The Silver Buffalo Casino closed a week ago. The tribe's other facility, the Golden Eagle Casino, shut down Wednesday.
Cabaniss was not sure how much was taken from the vault at Silver Buffalo Casino and said he's not sure when they will reopen.
“They pretty much just went in there and took whatever they wanted,” Cabaniss said. “They paid Silver Buffalo Casino with Golden Eagle (Casino) money.”
Cabaniss said the employees from Golden Eagle Casino “will get paid next week ... but they've already been laid off.” He was not sure how many casino employees have been put out of work due to the closures.
Local media reports suggest up to 100 workers may be out of job until the situation is resolved.
“The next step would be the FBI,” the chairman said. “I mean, we've got them on camera stealing out of the vault. We also have several informants who have stepped up and they're going to give their statements.”
Cabaniss said he isn't sure when the casinos will reopen. He said the facilities generated “millions of dollars every year” when he was a member of the business committee in 2006.
“That will be up to NIGC,” Cabaniss said, referring to the National Indian Gaming Commission. “When they come down — and I'm sure they will — it will be up to them.
“They could order a permanent closure, we don't know yet.”
The National Indian Gaming Commission is a federal agency charged with “maintaining the integrity of the Indian gaming industry,” according to a statement on the commission's website.
Cabaniss said political rivals within the Apache Nation have been trying to have him recalled as chairman since not long after he took office.
He said business committee member Phillip “Bodie” Wetselline is leading a group opposing him.
In fact, Cabaniss said it was Wetselline who stopped a check to an electric company and led to the power being cut off Thursday at the tribe's headquarters in Anadarko.

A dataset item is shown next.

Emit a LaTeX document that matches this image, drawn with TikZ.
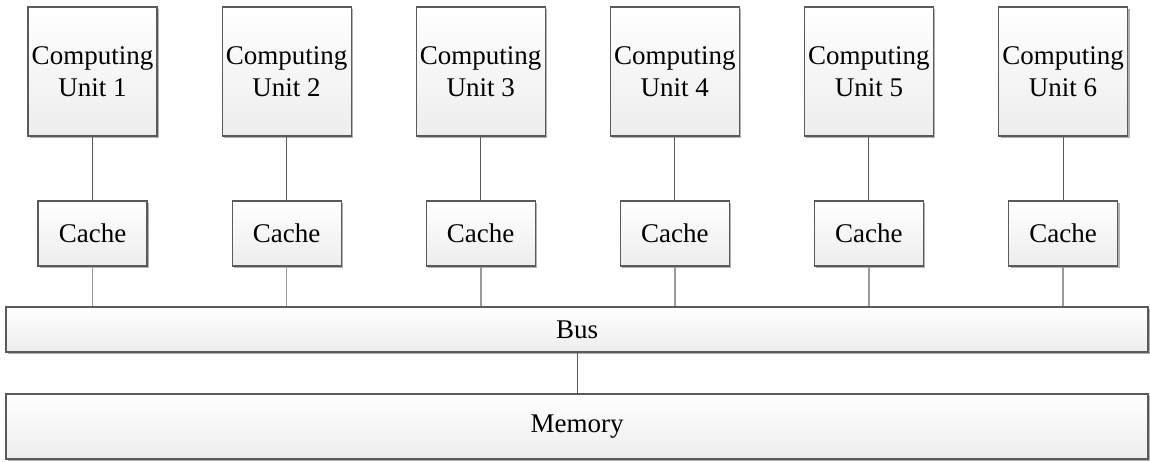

“It's all about being a bully right now ... but I don't bully like that,” Cabaniss said. “They're going to find that out.”
Attempts to reach Wetselline and tribal administrator Ernest Redbird were not successful.
Cabaniss was sued earlier this year by the tribe, who was trying to have him recalled as chairman, court records show. The lawsuit filed against Cabaniss was dismissed in June.
Wetselline and Cabaniss also have been battling in the tribe's court system, but Cabaniss insists that he remains chairman.
“This has been going on for years, even before this committee came on,” Cabaniss said. “I'm just the only one who's addressed it and taken it this far.”